For the generation of bet related features, we first selected which bookmakers to use. We chose a starting point, and we looked for the overall odd availability levels for all bookmakers. If a bookmaker announced their odds at least %97.5 of the matches from the England Premiere league, we selected them. And after converting their bets to implied probabilities by normalizing them, we looked for the availability of odds within bookmakers. Most available bet types are 'odd_1', 'odd_x', 'odd_2', 'bts_yes', 'bts_no', 'o+1.5', 'u+1.5', 'o+2.5', 'u+2.5', 'o+3.5', 'u+3.5', 'o+4.5', 'u+4.5' and these are all related directly or indirectly with total goals scored. For all these categories we looked for their minimum, maximum, first, last and mean values (for each bookmakers), bigger implied probability (lower odds) represents higher expectation. So let's if first probability (and hence min probability) is low for a match, and then it increased (hence max and last values are high) this corresponds for something has changed in favor of that team, so might affect the total goals scored.

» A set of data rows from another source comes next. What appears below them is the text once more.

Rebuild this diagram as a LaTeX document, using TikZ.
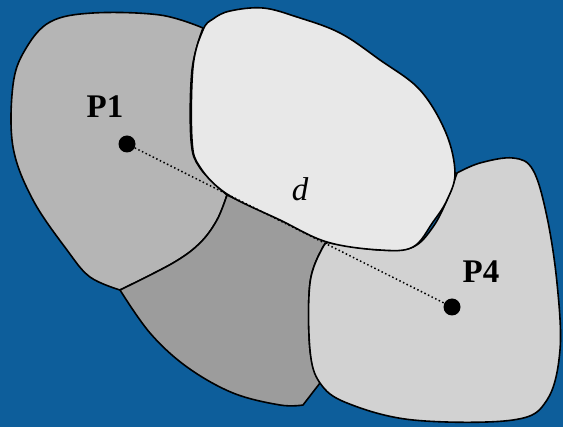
\documentclass[tikz,border=0pt]{standalone}
\usepackage{fontspec}
\setmainfont{Liberation Serif}
\definecolor{bgblue}{RGB}{13,94,155}
\definecolor{regA}{RGB}{181,181,181}
\definecolor{regB}{RGB}{232,232,232}
\definecolor{regC}{RGB}{156,156,156}
\definecolor{regD}{RGB}{210,210,210}
\tikzset{
  region/.style={draw=black, line width=1.6pt, line join=round},
  dotmark/.style={circle, fill=black, inner sep=0pt, minimum size=17pt},
  ptlabel/.style={font=\fontsize{33}{38}\selectfont\bfseries, inner sep=0pt},
  dlabel/.style={font=\fontsize{33}{38}\selectfont\itshape, inner sep=0pt},
  link/.style={line width=1.5pt, dash pattern=on 1.5pt off 2.5pt}
}
\begin{document}
\begin{tikzpicture}[x=1pt,y=-1pt]
\fill[bgblue] (0,0) rectangle (563,427);
\useasboundingbox (0,0) rectangle (563,427);
% left region (P1)
\draw[region, fill=regA]
  plot[smooth, tension=0.6] coordinates {(227,195) (200,168) (191,140) (192,70) (203,28)}
  -- plot[smooth, tension=0.6] coordinates {(203,28) (160,15) (93,13) (50,22) (25,50) (13,85) (13,147) (33,200) (67,250) (90,277) (120,290)}
  -- plot[smooth, tension=0.6] coordinates {(120,290) (173,263) (200,243) (217,220) (227,195)}
  -- cycle;
% dark region
\draw[region, fill=regC]
  plot[smooth, tension=0.6] coordinates {(120,290) (150,333) (187,367) (233,393) (280,405) (303,405)}
  -- (320,383)
  -- plot[smooth, tension=0.6] coordinates {(320,383) (310,350) (310,283) (323,247) (330,243)}
  -- (227,195)
  -- plot[smooth, tension=0.6] coordinates {(227,195) (217,220) (200,243) (173,263) (120,290)}
  -- cycle;
% right region (P4)
\draw[region, fill=regD]
  plot[smooth, tension=0.6] coordinates {(457,173) (480,163) (513,158) (533,170) (547,217) (557,283) (560,350) (547,400) (513,420) (413,420) (347,403) (320,383) (310,350) (310,283) (323,247) (330,243)}
  -- plot[smooth, tension=0.6] coordinates {(330,243) (380,250) (413,247) (433,227) (447,200) (457,173)}
  -- cycle;
% top white region
\draw[region, fill=regB]
  plot[smooth cycle, tension=0.6] coordinates {(230,11) (263,8) (297,17) (340,33) (380,60) (420,90) (446,133) (455,173) (447,200) (433,222) (413,247) (380,250) (327,242) (280,220) (227,194) (200,167) (192,140) (193,67) (203,30) (213,19)};
% points and labels
\node[dotmark] (p1) at (127,144) {};
\node[dotmark] (p4) at (452,307) {};
\draw[link] (p1) -- (p4);
\node[ptlabel] (l1) at (105,107) {P1};
\node[ptlabel] (l4) at (481,272) {P4};
\node[dlabel] (ld) at (300,189) {d};
\end{tikzpicture}
\end{document}
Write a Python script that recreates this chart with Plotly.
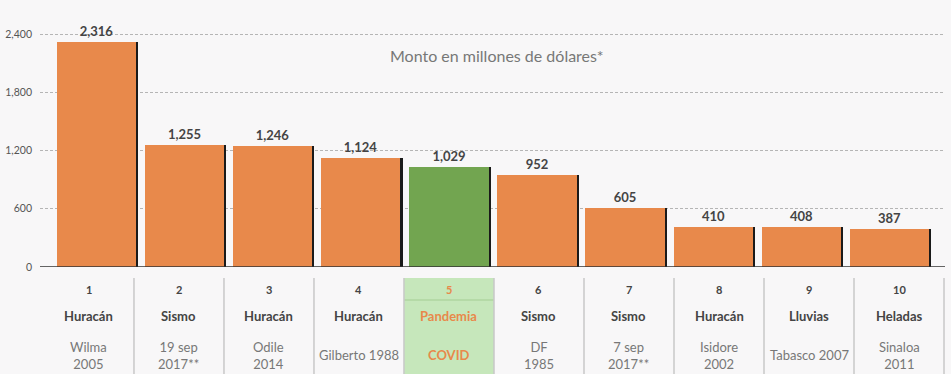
import plotly.graph_objects as go

ranks = ["1", "2", "3", "4", "5", "6", "7", "8", "9", "10"]
types = ["Huracán", "Sismo", "Huracán", "Huracán", "Pandemia", "Sismo", "Sismo", "Huracán", "Lluvias", "Heladas"]
names = ["Wilma<br>2005", "19 sep<br>2017**", "Odile<br>2014", "Gilberto 1988", "<b>COVID</b>",
         "DF<br>1985", "7 sep<br>2017**", "Isidore<br>2002", "Tabasco 2007", "Sinaloa<br>2011"]
values = [2316, 1255, 1246, 1124, 1029, 952, 605, 410, 408, 387]
highlight = 4
yticks = [0, 600, 1200, 1800, 2400]

ORANGE = "#E8894B"
GREEN = "#72A550"
BG = "#F8F7F8"
FONT = "Lato"

W, H = 951, 374
ML, MR, MT, MB = 40, 6, 20, 107
plot_h = H - MT - MB
plot_bottom = H - MB

def py(pix):
    return (plot_bottom - pix) / plot_h

xs = list(range(len(values)))
colors = [GREEN if i == highlight else ORANGE for i in xs]

fig = go.Figure()
# shadow (dark right edge)
fig.add_trace(go.Bar(x=xs, y=values, width=0.9, offset=-0.45 + 0.024,
                     marker=dict(color="#1a1a1a", line=dict(width=0)),
                     hoverinfo="skip", showlegend=False))
fig.add_trace(go.Bar(x=xs, y=values, width=0.9, offset=-0.45,
                     marker=dict(color=colors, line=dict(width=0)),
                     text=[f"<b>{v:,}</b>" for v in values], textposition="outside",
                     textfont=dict(family=FONT, size=13, color="#444"),
                     cliponaxis=False, showlegend=False))

fig.update_layout(
    template="none",
    width=W, height=H, margin=dict(l=ML, r=MR, t=MT, b=MB, autoexpand=False),
    paper_bgcolor=BG, plot_bgcolor=BG, barmode="overlay", bargap=0,
    font=dict(family=FONT, color="#555"),
    xaxis=dict(range=[-0.641, 9.631], showticklabels=False, showgrid=False,
               zeroline=False, fixedrange=True, automargin=False, ticks=""),
    xaxis2=dict(range=[-0.544, 9.511], overlaying="x", visible=False,
                showgrid=False, zeroline=False, automargin=False),
    yaxis=dict(range=[0, 2400 * plot_h / 233], tickvals=yticks, tickformat=",",
               showgrid=True, gridcolor="#B5B5B5", griddash="3px,2px", gridwidth=1,
               zeroline=False, ticks="", ticklabelstandoff=7, automargin=False,
               showline=False,
               tickfont=dict(family=FONT, size=10.5, color="#555")),
)

shapes = []
# zero line
shapes.append(dict(type="line", xref="paper", yref="y", x0=0, x1=1, y0=0, y1=0,
                   line=dict(color="#333", width=1.5)))
# highlight column
shapes.append(dict(type="rect", xref="x2", yref="paper", x0=highlight - 0.5, x1=highlight + 0.5,
                   y0=py(374), y1=py(278), fillcolor="#C6E7BB", line=dict(width=0), layer="below"))
shapes.append(dict(type="line", xref="x2", yref="paper", x0=highlight - 0.5, x1=highlight + 0.5,
                   y0=py(300), y1=py(300), line=dict(color="#AFD6A1", width=1.5)))
for i in xs:
    shapes.append(dict(type="line", xref="x2", yref="paper", x0=i + 0.5, x1=i + 0.5,
                       y0=py(374), y1=py(278), line=dict(color="#C8C8C8", width=1.5)))

annotations = []
annotations.append(dict(text="Monto en millones de dólares*", xref="paper", yref="paper",
                        x=(497 - ML) / (W - ML - MR), y=py(55), showarrow=False,
                        xanchor="center", yanchor="middle",
                        font=dict(family=FONT, size=16, color="#777")))
for i in xs:
    hl = (i == highlight)
    annotations.append(dict(text=f"<b>{ranks[i]}</b>", xref="x2", yref="paper", x=i, y=py(289),
                            showarrow=False, xanchor="center", yanchor="middle",
                            font=dict(family=FONT, size=11, color=ORANGE if hl else "#444")))
    annotations.append(dict(text=f"<b>{types[i]}</b>", xref="x2", yref="paper", x=i, y=py(316),
                            showarrow=False, xanchor="center", yanchor="middle",
                            font=dict(family=FONT, size=13, color=ORANGE if hl else "#444")))
    annotations.append(dict(text=names[i], xref="x2", yref="paper", x=i, y=py(355),
                            showarrow=False, xanchor="center", yanchor="middle",
                            font=dict(family=FONT, size=13, color=ORANGE if hl else "#777")))

fig.update_layout(shapes=shapes, annotations=annotations)
# dummy trace to activate xaxis2
fig.add_trace(go.Scatter(x=[0], y=[0], xaxis="x2", mode="markers", marker=dict(opacity=0),
                         hoverinfo="skip", showlegend=False))

fig.write_html("out.html", config={"displayModeBar": False},
               post_script="document.body.style.margin='0';document.body.style.background='#F8F7F8';")
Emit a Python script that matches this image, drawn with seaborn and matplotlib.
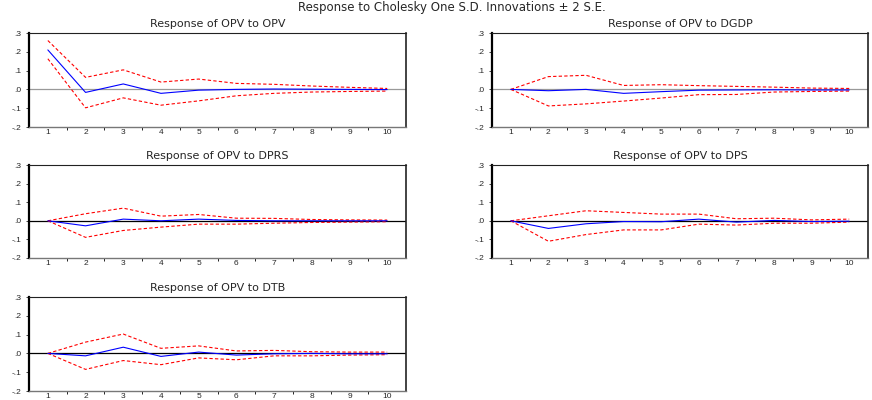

This example is valid for all above bet types. If a match has very high mean probabilty of o+3.5, this might reveal the high probability of having more total scores than usual. And even selecting the most "available" bookmaker and their mostly announced bets, there might be some NA values, we replaced them with the mean values for that same type of bet from the remaining bookmakers. If all bookmakers skip that bet type for a match, we simply remove those matches from our history.

In [5]:
def generate_bet_features(bookies_to_keep, na_ratio=0.15):
    bets = pd.read_csv("data/bets.zip")
    bets = bets[bets["odd_bookmakers"].isin(bookies_to_keep)]

    bets['timestamp'] = bets['odd_epoch'].apply(
        lambda x: dt.datetime.fromtimestamp(x))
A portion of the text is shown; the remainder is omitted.